■ WHAT IS ASKED ■
Reproduce nothing but the lines from the start of the material through the line that includes "10, 17, 4];", both ends included, and omit every picture.

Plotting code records
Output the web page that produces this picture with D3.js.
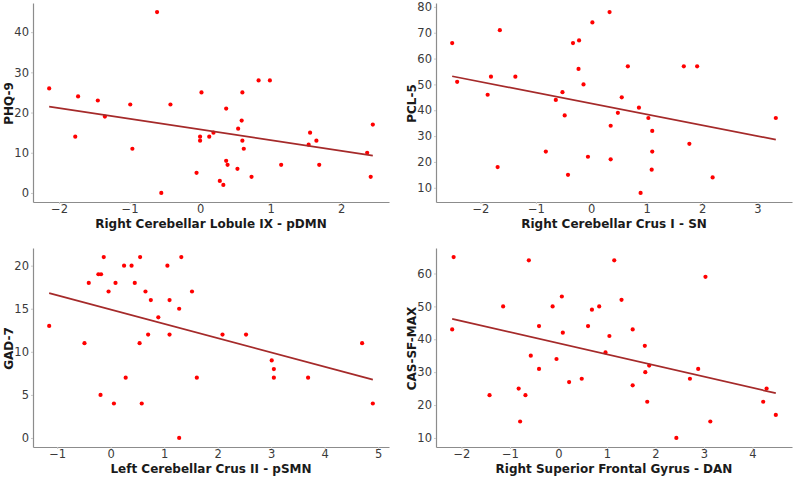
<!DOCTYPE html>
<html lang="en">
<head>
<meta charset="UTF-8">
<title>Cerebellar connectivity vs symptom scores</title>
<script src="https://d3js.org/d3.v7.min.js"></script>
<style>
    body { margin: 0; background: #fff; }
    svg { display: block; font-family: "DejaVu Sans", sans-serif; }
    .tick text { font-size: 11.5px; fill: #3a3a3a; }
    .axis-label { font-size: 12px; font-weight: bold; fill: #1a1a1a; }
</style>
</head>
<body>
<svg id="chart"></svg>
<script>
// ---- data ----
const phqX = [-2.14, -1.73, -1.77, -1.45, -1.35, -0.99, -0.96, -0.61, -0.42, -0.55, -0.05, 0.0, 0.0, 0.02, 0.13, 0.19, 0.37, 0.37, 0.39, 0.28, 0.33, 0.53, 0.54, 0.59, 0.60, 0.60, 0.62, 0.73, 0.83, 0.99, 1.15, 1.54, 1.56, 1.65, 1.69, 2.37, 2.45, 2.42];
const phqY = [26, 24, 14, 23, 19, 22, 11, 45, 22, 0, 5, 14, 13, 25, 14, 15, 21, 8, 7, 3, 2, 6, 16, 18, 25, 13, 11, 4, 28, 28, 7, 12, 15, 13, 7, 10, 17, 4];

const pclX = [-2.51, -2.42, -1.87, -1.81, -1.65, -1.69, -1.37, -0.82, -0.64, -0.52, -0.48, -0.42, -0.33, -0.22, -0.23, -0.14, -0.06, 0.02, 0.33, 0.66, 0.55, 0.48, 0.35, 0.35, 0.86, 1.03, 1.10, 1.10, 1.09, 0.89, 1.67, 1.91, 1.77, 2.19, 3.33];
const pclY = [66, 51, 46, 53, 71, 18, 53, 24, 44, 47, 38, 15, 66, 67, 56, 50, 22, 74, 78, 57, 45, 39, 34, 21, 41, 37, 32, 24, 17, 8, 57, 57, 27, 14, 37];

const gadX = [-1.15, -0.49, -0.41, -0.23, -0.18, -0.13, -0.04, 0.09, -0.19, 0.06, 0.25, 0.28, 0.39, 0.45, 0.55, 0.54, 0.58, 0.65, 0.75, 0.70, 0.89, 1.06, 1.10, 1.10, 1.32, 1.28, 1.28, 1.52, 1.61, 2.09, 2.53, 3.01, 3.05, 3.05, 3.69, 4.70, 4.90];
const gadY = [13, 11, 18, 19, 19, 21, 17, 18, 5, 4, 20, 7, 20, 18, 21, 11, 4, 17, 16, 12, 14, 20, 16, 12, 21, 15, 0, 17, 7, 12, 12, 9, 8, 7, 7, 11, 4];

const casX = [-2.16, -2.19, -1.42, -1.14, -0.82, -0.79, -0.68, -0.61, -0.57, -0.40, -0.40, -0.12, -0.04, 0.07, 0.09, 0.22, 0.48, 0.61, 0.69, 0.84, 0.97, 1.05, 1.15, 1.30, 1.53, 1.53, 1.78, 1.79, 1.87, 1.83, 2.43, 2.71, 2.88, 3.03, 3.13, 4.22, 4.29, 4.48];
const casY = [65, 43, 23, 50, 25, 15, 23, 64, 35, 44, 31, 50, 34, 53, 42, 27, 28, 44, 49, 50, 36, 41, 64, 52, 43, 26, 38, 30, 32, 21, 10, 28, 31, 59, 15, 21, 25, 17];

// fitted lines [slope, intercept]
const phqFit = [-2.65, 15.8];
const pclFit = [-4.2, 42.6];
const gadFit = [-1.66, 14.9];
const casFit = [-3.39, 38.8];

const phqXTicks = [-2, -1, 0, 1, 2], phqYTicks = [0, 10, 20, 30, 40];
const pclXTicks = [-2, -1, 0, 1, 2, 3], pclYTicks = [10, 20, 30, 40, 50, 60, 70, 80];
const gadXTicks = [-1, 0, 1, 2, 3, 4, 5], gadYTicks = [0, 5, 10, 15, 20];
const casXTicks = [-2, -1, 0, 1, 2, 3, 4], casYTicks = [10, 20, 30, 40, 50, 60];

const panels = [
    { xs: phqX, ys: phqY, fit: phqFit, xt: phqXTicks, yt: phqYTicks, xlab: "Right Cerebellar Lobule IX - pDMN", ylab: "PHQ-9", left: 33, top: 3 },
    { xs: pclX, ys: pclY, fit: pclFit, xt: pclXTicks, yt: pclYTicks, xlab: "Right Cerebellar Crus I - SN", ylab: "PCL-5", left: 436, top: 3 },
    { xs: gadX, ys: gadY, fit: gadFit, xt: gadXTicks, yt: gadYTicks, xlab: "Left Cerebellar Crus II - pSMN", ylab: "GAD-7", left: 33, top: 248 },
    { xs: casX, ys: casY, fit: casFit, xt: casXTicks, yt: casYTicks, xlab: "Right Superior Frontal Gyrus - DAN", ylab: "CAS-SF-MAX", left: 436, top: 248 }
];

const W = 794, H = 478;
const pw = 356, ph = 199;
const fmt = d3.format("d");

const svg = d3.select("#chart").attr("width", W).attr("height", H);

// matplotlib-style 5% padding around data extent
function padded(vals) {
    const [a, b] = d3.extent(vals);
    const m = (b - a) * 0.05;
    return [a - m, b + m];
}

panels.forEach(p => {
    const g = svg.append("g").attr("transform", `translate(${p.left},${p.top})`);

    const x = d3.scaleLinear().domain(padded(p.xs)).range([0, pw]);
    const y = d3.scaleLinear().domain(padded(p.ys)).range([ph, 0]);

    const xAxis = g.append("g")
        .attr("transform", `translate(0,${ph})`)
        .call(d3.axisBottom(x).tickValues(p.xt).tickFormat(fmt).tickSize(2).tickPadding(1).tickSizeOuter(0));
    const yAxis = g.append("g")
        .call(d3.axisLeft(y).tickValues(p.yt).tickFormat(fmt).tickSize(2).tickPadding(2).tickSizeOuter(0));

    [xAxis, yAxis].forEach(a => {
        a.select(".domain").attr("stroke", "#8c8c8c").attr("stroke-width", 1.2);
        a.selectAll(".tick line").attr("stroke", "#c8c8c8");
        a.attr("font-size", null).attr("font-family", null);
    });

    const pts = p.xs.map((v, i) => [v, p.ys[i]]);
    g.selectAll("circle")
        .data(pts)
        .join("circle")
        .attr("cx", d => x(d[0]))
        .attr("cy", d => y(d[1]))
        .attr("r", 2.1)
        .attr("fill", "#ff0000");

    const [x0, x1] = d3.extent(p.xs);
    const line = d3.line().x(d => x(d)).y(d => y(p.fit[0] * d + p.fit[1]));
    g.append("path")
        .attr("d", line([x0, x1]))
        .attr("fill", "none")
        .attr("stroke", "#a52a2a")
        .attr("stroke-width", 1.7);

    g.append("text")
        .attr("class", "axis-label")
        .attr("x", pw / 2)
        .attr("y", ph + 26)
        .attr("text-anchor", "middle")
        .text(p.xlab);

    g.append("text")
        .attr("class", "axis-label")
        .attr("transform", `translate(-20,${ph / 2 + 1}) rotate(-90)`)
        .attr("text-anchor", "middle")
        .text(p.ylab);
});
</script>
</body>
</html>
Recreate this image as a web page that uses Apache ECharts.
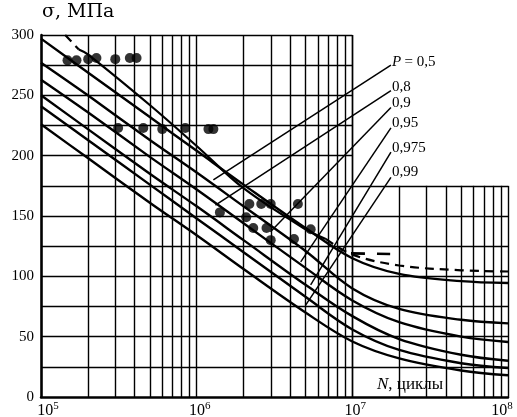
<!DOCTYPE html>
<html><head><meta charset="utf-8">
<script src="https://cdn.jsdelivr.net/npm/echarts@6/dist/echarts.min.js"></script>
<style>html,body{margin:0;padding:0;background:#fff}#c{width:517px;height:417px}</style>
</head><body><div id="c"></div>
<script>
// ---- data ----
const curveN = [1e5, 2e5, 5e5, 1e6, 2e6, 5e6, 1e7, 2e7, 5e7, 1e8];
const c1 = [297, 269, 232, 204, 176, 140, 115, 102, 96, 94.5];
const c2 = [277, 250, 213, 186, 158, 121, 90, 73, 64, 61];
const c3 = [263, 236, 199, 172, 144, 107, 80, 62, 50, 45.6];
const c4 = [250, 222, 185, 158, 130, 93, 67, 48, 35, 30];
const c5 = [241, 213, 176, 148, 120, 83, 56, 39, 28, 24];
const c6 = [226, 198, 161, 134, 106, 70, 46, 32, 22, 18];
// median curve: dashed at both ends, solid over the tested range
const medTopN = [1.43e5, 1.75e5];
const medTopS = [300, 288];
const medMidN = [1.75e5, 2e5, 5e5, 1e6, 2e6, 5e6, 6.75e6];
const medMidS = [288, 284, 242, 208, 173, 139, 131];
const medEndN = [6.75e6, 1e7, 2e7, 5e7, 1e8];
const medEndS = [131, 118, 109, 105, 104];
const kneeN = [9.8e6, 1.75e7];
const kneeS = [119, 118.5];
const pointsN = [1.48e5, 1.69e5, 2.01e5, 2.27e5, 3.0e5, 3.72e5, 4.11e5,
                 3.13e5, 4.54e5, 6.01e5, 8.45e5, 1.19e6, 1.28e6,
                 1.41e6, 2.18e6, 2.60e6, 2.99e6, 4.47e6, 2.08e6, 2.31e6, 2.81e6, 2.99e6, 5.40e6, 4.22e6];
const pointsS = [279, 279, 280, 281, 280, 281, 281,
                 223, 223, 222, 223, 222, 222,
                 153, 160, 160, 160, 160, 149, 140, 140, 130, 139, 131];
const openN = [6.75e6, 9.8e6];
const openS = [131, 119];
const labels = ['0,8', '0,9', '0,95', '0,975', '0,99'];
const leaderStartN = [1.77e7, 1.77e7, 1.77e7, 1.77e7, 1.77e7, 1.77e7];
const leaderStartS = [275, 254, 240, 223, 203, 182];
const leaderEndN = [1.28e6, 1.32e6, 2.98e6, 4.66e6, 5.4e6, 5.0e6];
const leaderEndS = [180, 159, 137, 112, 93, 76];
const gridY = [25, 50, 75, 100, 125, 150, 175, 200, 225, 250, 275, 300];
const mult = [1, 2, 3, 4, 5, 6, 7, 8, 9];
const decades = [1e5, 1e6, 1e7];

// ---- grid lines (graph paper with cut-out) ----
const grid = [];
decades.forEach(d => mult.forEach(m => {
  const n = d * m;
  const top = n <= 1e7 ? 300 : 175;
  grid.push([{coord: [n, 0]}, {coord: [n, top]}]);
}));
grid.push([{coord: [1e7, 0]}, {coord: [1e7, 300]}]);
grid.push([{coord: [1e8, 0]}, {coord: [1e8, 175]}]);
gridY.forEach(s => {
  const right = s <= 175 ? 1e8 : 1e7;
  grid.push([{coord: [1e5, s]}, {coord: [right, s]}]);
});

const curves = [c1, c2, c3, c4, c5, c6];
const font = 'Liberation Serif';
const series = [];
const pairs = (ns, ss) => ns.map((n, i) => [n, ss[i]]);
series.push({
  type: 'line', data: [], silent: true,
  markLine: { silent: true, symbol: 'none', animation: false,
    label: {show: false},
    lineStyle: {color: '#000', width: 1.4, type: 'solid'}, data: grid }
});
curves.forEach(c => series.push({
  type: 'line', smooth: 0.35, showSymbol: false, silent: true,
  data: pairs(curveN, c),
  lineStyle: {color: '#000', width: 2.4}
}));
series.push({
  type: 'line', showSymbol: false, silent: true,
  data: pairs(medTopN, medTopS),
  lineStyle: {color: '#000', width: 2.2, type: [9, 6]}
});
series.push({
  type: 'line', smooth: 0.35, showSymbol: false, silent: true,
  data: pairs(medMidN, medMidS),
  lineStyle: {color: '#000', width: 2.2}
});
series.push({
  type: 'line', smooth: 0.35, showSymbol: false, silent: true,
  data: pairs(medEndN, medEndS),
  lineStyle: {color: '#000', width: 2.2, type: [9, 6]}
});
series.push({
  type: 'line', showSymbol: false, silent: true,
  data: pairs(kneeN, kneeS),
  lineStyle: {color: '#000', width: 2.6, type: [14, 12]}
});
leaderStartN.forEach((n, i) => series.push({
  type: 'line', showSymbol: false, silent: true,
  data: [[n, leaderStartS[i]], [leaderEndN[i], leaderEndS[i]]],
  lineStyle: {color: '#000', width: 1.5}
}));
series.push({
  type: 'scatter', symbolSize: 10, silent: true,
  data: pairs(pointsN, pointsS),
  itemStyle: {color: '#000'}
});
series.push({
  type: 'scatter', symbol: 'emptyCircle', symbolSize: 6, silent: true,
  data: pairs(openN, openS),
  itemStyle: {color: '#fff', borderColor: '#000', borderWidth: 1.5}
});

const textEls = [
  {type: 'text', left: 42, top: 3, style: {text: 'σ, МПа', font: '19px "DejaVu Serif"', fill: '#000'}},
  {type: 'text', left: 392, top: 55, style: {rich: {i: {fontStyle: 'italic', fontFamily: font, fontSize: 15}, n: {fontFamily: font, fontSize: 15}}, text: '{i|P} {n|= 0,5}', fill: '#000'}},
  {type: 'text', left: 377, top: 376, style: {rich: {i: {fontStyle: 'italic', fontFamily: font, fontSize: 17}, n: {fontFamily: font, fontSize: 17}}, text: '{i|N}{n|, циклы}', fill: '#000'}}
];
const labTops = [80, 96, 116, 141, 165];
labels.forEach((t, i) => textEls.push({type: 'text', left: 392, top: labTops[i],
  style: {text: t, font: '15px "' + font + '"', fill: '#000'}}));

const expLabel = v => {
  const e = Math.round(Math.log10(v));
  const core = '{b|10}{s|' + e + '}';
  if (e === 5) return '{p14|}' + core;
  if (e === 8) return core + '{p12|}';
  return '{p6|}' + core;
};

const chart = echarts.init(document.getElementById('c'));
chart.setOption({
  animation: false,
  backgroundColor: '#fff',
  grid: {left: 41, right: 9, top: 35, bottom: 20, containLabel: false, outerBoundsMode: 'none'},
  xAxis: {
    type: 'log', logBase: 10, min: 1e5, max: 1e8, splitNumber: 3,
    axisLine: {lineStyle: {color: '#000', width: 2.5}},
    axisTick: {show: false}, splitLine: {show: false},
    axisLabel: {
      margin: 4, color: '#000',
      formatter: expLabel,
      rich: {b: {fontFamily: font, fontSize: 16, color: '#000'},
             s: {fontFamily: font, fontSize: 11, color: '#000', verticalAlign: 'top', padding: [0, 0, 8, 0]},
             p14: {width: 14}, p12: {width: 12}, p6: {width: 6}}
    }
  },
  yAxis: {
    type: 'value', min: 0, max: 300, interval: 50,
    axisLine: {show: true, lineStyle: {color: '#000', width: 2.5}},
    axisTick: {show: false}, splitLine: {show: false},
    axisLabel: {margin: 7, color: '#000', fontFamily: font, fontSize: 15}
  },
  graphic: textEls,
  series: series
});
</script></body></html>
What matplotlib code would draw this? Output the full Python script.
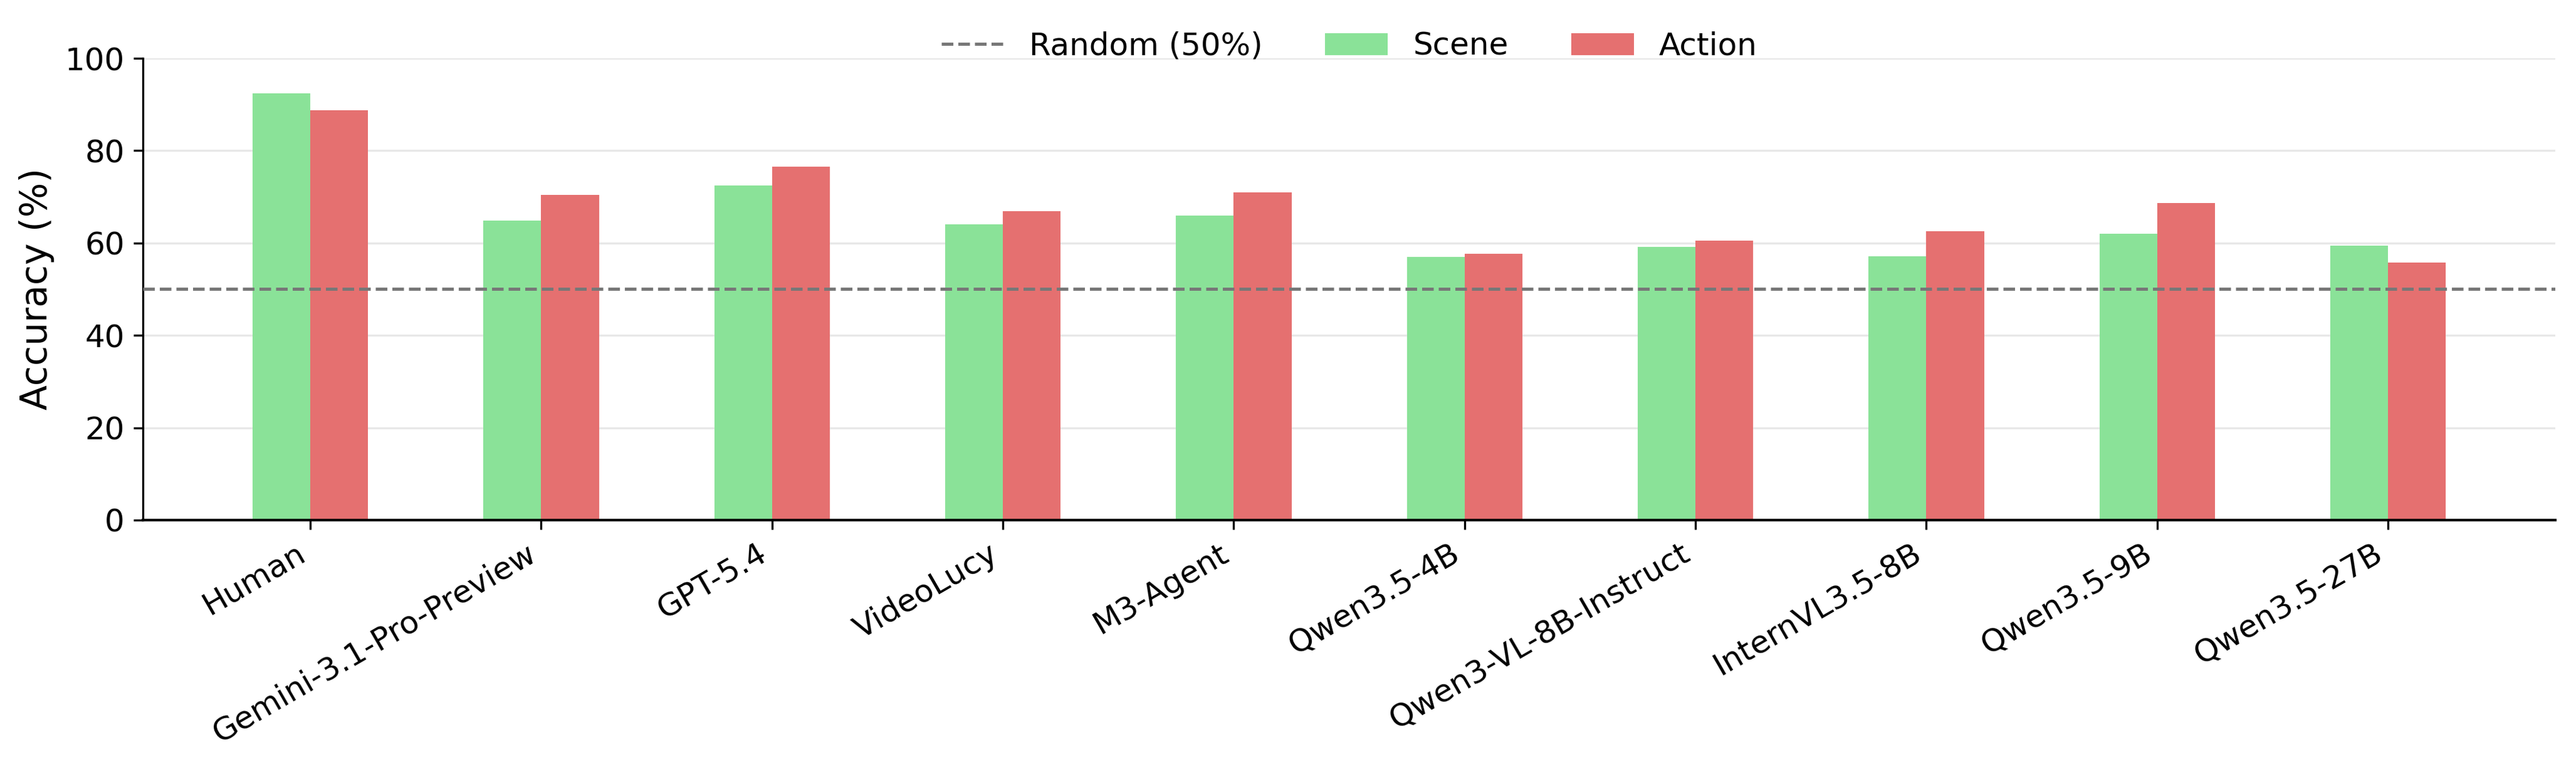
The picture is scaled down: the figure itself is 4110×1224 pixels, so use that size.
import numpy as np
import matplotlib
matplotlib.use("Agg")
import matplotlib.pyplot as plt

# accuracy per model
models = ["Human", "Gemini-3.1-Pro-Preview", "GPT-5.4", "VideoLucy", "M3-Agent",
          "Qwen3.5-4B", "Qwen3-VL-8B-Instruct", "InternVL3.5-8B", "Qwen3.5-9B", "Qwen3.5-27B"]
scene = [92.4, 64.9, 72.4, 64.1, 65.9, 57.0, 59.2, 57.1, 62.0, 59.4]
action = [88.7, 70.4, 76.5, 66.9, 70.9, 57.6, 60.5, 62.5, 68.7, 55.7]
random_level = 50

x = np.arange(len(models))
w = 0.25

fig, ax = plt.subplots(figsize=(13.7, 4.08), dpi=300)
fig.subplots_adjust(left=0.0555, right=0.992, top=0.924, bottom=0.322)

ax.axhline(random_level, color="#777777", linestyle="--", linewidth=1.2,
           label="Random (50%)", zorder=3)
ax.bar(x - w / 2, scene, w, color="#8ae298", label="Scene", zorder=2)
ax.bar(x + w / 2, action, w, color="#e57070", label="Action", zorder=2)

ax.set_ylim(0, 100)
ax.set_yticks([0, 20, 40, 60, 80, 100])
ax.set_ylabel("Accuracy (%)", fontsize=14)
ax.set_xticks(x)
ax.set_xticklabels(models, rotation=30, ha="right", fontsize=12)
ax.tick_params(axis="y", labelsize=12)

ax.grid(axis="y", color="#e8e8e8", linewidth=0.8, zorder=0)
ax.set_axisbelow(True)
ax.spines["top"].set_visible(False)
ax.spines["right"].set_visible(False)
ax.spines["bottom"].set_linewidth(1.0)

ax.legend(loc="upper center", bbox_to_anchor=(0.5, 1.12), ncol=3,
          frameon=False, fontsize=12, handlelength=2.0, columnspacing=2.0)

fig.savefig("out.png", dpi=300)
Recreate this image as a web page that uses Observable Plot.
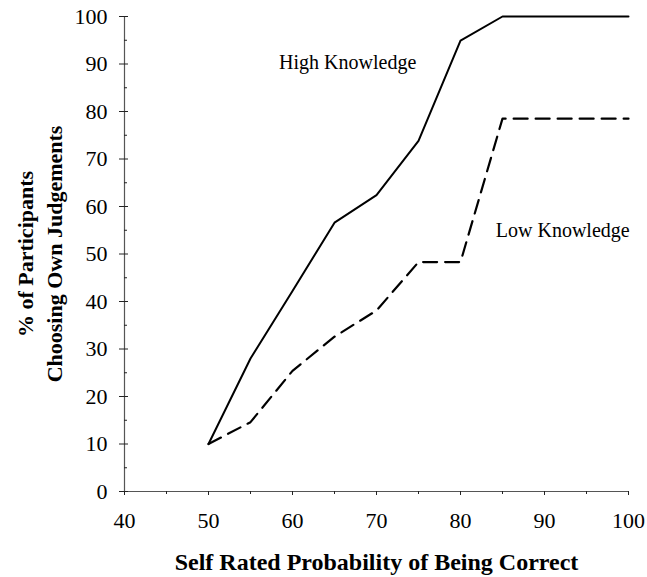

■ WORKED SOLUTION ■
Output the web page that produces this picture with D3.js.
<!DOCTYPE html>
<html lang="en">
<head>
<meta charset="UTF-8">
<title>Cerebellar connectivity vs symptom scores</title>
<script src="https://d3js.org/d3.v7.min.js"></script>
<style>
    body { margin: 0; background: #fff; }
    svg { display: block; font-family: "DejaVu Sans", sans-serif; }
    .tick text { font-size: 11.5px; fill: #3a3a3a; }
    .axis-label { font-size: 12px; font-weight: bold; fill: #1a1a1a; }
</style>
</head>
<body>
<svg id="chart"></svg>
<script>
// ---- data ----
const phqX = [-2.14, -1.73, -1.77, -1.45, -1.35, -0.99, -0.96, -0.61, -0.42, -0.55, -0.05, 0.0, 0.0, 0.02, 0.13, 0.19, 0.37, 0.37, 0.39, 0.28, 0.33, 0.53, 0.54, 0.59, 0.60, 0.60, 0.62, 0.73, 0.83, 0.99, 1.15, 1.54, 1.56, 1.65, 1.69, 2.37, 2.45, 2.42];
const phqY = [26, 24, 14, 23, 19, 22, 11, 45, 22, 0, 5, 14, 13, 25, 14, 15, 21, 8, 7, 3, 2, 6, 16, 18, 25, 13, 11, 4, 28, 28, 7, 12, 15, 13, 7, 10, 17, 4];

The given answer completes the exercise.